I remember an artist who was very visible within our own art scene. He decided to take a year off exhibiting, despite having numerous offers. He simply wanted to step back and stop. It worked out for him in the end. After that hiatus he was picked up by a gallery and began exhibiting internationally. Weirdly, he lived up to his own appetite for withdrawal, or perhaps it was simply serendipitous that things unfolded that way.

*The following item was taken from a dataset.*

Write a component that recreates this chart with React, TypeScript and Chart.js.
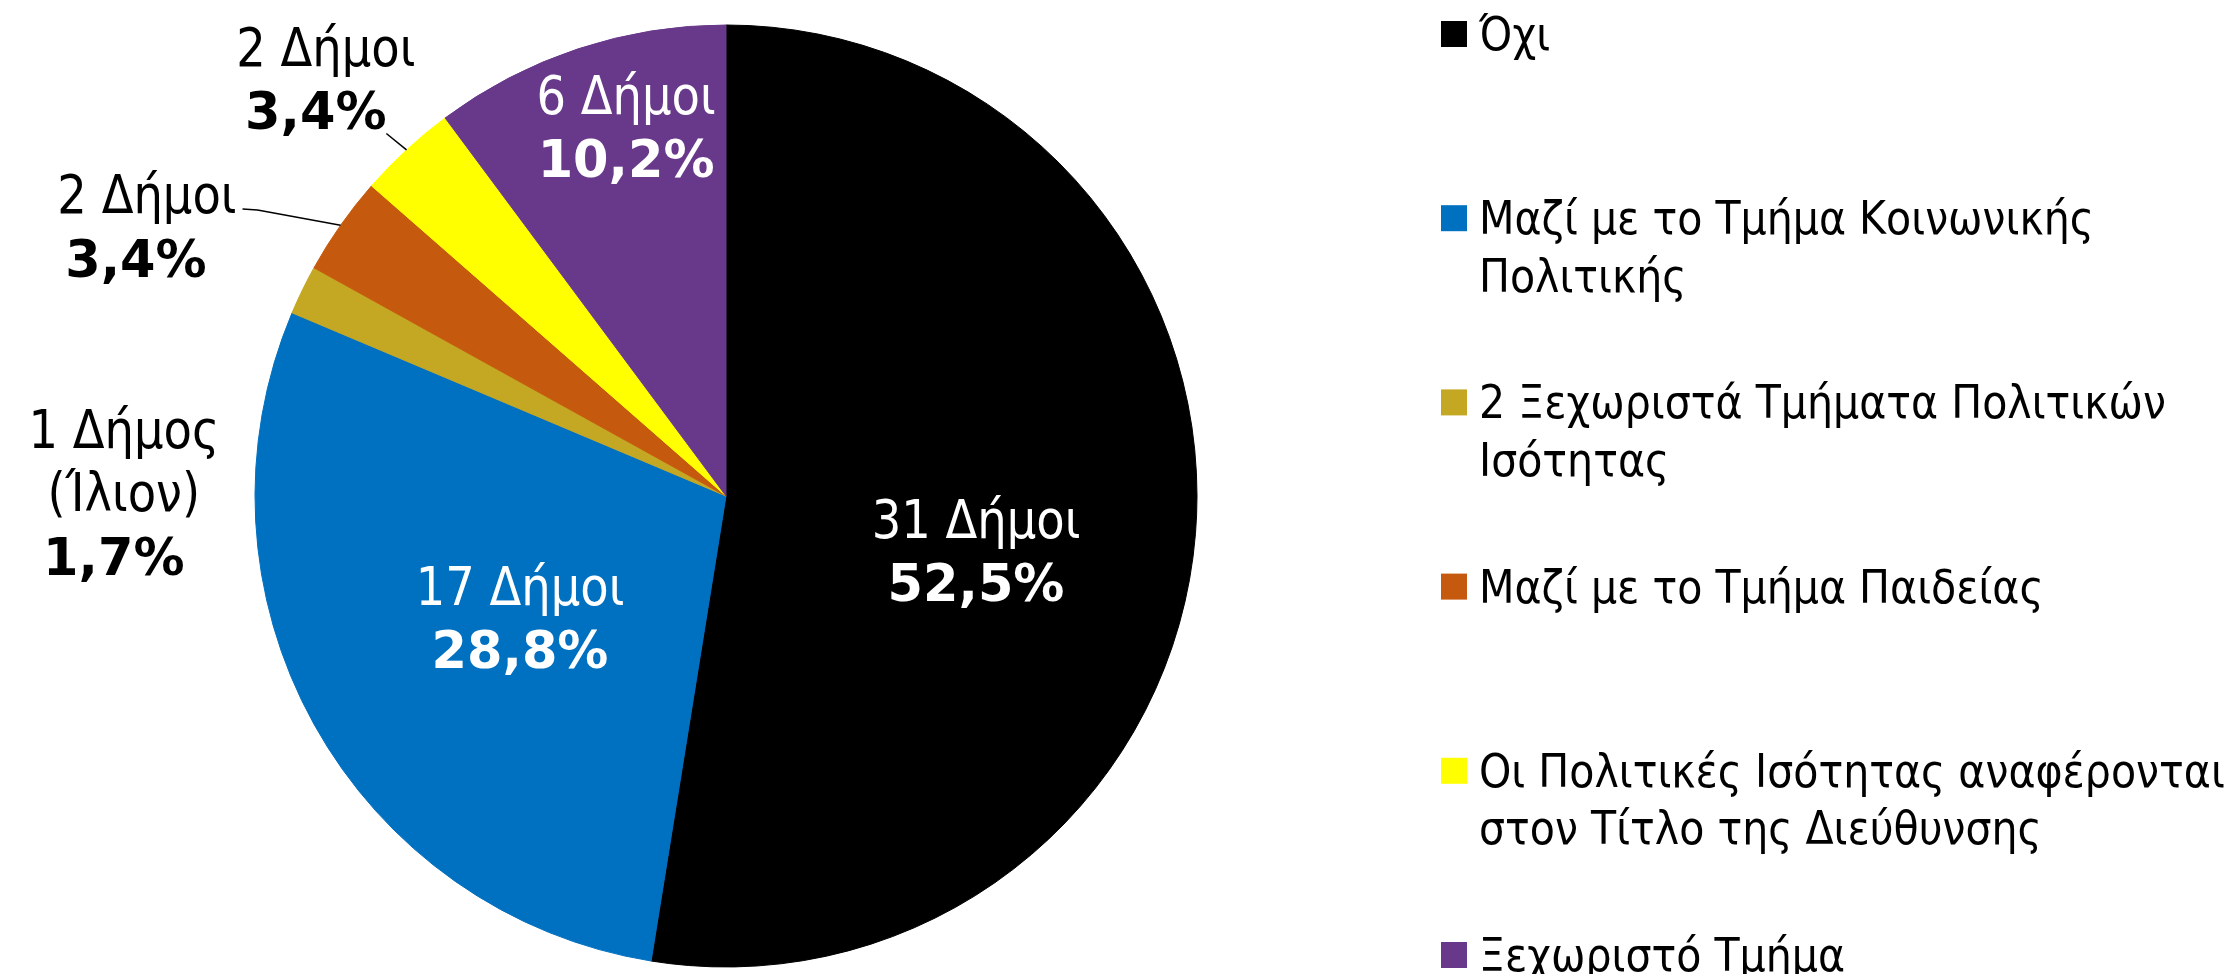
import React, { useEffect, useRef } from 'react';
import { Chart, registerables } from 'chart.js';

Chart.register(...registerables);

// ---------- data ----------
const categories: string[][] = [
  ['Όχι'],
  ['Μαζί με το Τμήμα Κοινωνικής', 'Πολιτικής'],
  ['2 Ξεχωριστά Τμήματα Πολιτικών', 'Ισότητας'],
  ['Μαζί με το Τμήμα Παιδείας'],
  ['Οι Πολιτικές Ισότητας αναφέρονται', 'στον Τίτλο της Διεύθυνσης'],
  ['Ξεχωριστό Τμήμα'],
];
const municipalities: number[] = [31, 17, 1, 2, 2, 6];
const notes: string[] = ['', '', '(Ίλιον)', '', '', ''];

// ---------- styles ----------
const sliceColors = ['#000000', '#0070C0', '#C4A722', '#C55A0E', '#FFFF00', '#68388A'];
const labelTextColors = ['#FFFFFF', '#FFFFFF', '#000000', '#000000', '#000000', '#FFFFFF'];
// label placement relative to each slice: angle offset (deg) from slice middle, distance in radii
const labelPlacement = [
  { dAngle: 7.6, dist: 0.543, leader: false, regShift: 0, boldShift: 0 },
  { dAngle: -1.4, dist: 0.507, leader: false, regShift: 0, boldShift: 0 },
  { dAngle: -25.5, dist: 1.285, leader: false, regShift: 3, boldShift: -7 },
  { dAngle: -10.2, dist: 1.367, leader: true, regShift: 5, boldShift: -6 },
  { dAngle: -1.4, dist: 1.236, leader: true, regShift: 5, boldShift: -5 },
  { dAngle: 3.2, dist: 0.814, leader: false, regShift: 0, boldShift: 0 },
];

const FONT = '"DejaVu Sans", Verdana, sans-serif';
const REG_SIZE = 54;
const BOLD_SIZE = 51;
const REG_SX = 0.86;
const BOLD_SX = 1.0;
const LINE_GAP = 63.5;
const LEG_SIZE = 47;
const LEG_SX = 0.875;

function drawScaledText(
  ctx: CanvasRenderingContext2D,
  text: string,
  x: number,
  y: number,
  font: string,
  sx: number,
  align: CanvasTextAlign,
  color: string
) {
  ctx.save();
  ctx.translate(x, y);
  ctx.scale(sx, 1);
  ctx.font = font;
  ctx.textAlign = align;
  ctx.textBaseline = 'alphabetic';
  ctx.fillStyle = color;
  ctx.fillText(text, 0, 0);
  ctx.restore();
}

function measureScaled(ctx: CanvasRenderingContext2D, text: string, font: string, sx: number) {
  ctx.save();
  ctx.font = font;
  const w = ctx.measureText(text).width * sx;
  ctx.restore();
  return w;
}

const sliceLabelPlugin = {
  id: 'sliceLabels',
  afterDatasetsDraw(chart: any) {
    const ctx: CanvasRenderingContext2D = chart.ctx;
    const ds = chart.data.datasets[0];
    const values: number[] = ds.data;
    const total = values.reduce((a, b) => a + b, 0);
    const meta = chart.getDatasetMeta(0);
    meta.data.forEach((arc: any, i: number) => {
      const p = arc.getProps(['x', 'y', 'startAngle', 'endAngle', 'outerRadius'], true);
      const mid = (p.startAngle + p.endAngle) / 2;
      const place = labelPlacement[i];
      const ang = mid + (place.dAngle * Math.PI) / 180;
      const cx = p.x + Math.cos(ang) * place.dist * p.outerRadius;
      const cy = p.y + Math.sin(ang) * place.dist * p.outerRadius;
      const v = values[i];
      const countLine = v === 1 ? `${v} Δήμος` : `${v} Δήμοι`;
      const pct = ((v / total) * 100).toFixed(1).replace('.', ',') + '%';
      const lines: { t: string; bold: boolean }[] = [{ t: countLine, bold: false }];
      if (notes[i]) lines.push({ t: notes[i], bold: false });
      lines.push({ t: pct, bold: true });
      const n = lines.length;
      const capTop = REG_SIZE * 0.73;
      const b1 = cy - ((n - 1) * LINE_GAP - capTop) / 2;
      const regFont = `${REG_SIZE}px ${FONT}`;
      const boldFont = `bold ${BOLD_SIZE}px ${FONT}`;
      const firstW = measureScaled(ctx, lines[0].t, regFont, REG_SX);
      let maxW = 0;
      lines.forEach((ln) => {
        const w = ln.bold
          ? measureScaled(ctx, ln.t, boldFont, BOLD_SX)
          : measureScaled(ctx, ln.t, regFont, REG_SX);
        maxW = Math.max(maxW, w);
      });
      if (place.leader) {
        const ex = p.x + Math.cos(mid) * p.outerRadius;
        const ey = p.y + Math.sin(mid) * p.outerRadius;
        const top = b1 - capTop;
        const bottom = b1 + (n - 1) * LINE_GAP + 4;
        const hw = maxW / 2 + 4;
        const hh = (bottom - top) / 2;
        const bcy = (top + bottom) / 2;
        const dx = ex - cx;
        const dy = ey - bcy;
        const tx = dx !== 0 ? hw / Math.abs(dx) : Infinity;
        const ty = dy !== 0 ? hh / Math.abs(dy) : Infinity;
        ctx.save();
        ctx.strokeStyle = '#000000';
        ctx.lineWidth = 1.5;
        ctx.beginPath();
        if (tx < ty) {
          // leave from the side of the first line with a short horizontal stub
          const dir = Math.sign(dx);
          const sx0 = cx + place.regShift + dir * (firstW / 2 + 6);
          const sy0 = b1 - 4;
          ctx.moveTo(sx0, sy0);
          ctx.lineTo(sx0 + dir * 15, sy0 + 1);
          ctx.lineTo(ex, ey);
        } else {
          const t = ty;
          ctx.moveTo(cx + dx * t, bcy + dy * t);
          ctx.lineTo(ex, ey);
        }
        ctx.stroke();
        ctx.restore();
      }
      lines.forEach((ln, k) => {
        const by = b1 + k * LINE_GAP;
        if (ln.bold)
          drawScaledText(ctx, ln.t, cx + place.boldShift, by, boldFont, BOLD_SX, 'center', labelTextColors[i]);
        else
          drawScaledText(ctx, ln.t, cx + place.regShift, by, regFont, REG_SX, 'center', labelTextColors[i]);
      });
    });
  },
};

const legendPlugin = {
  id: 'sideLegend',
  afterDraw(chart: any) {
    const ctx: CanvasRenderingContext2D = chart.ctx;
    const labels: string[][] = chart.data.labels;
    const cols: string[] = chart.data.datasets[0].backgroundColor;
    const boxX = 1441;
    const textX = 1479;
    const firstBaseline = 50;
    const step = 184.2;
    const lineH = 57.5;
    const font = `${LEG_SIZE}px ${FONT}`;
    labels.forEach((lines, i) => {
      const base = firstBaseline + i * step;
      ctx.save();
      ctx.fillStyle = cols[i];
      ctx.fillRect(boxX, base - 29, 26, 26);
      ctx.restore();
      lines.forEach((t, k) => {
        drawScaledText(ctx, t, textX, base + k * lineH, font, LEG_SX, 'left', '#000000');
      });
    });
  },
};

export default function App() {
  const canvasRef = useRef<HTMLCanvasElement | null>(null);

  useEffect(() => {
    document.body.style.margin = '0';
    const canvas = canvasRef.current;
    if (!canvas) return;
    const chart = new Chart(canvas, {
      type: 'pie',
      data: {
        labels: categories as any,
        datasets: [
          {
            data: municipalities,
            backgroundColor: sliceColors,
            borderColor: sliceColors,
            borderWidth: 1,
          },
        ],
      },
      options: {
        responsive: false,
        animation: false,
        devicePixelRatio: 1,
        radius: 471,
        layout: { padding: { left: 255, right: 1030, top: 25, bottom: 7 } },
        plugins: {
          legend: { display: false },
          tooltip: { enabled: false },
          title: { display: false },
        },
      } as any,
      plugins: [sliceLabelPlugin, legendPlugin],
    });
    return () => chart.destroy();
  }, []);

  return (
    <div style={{ position: 'absolute', left: 0, top: 0, width: 2227, height: 974, background: '#ffffff', overflow: 'hidden' }}>
      <canvas ref={canvasRef} width={2227} height={974} style={{ display: 'block', width: 2227, height: 974 }} />
    </div>
  );
}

I’m also thinking about Robert Armstrong and a show he had when I was doing my master’s. At that point he hadn’t exhibited for seven years. I remember feeling that there was time in those paintings. Time that perhaps wasn’t as evident in later exhibitions when the rhythm of commercial gallery programming became more regular, every two years or so. Seven years is very different from two years. It even contains the word “itch”, a useful metaphor for change, for the impulse to pivot.
What is the fear here? It is the fear of withdrawing, of slowing down, of not answering or sending emails. There are lots of artists out there taking opportunities they know they don’t really have the capacity to work through, conceptually or physically. But they take them because they feel that if they don’t, the opportunity is gone forever. So we ride the wave when it comes. And then perhaps we disappear for thirteen years. Or forever.



Ah Geodaddi is a favourite album to paint with. And the Goldfinch, fave coming-of-age read! Doesn't 13 years feels like a lifetime ago?!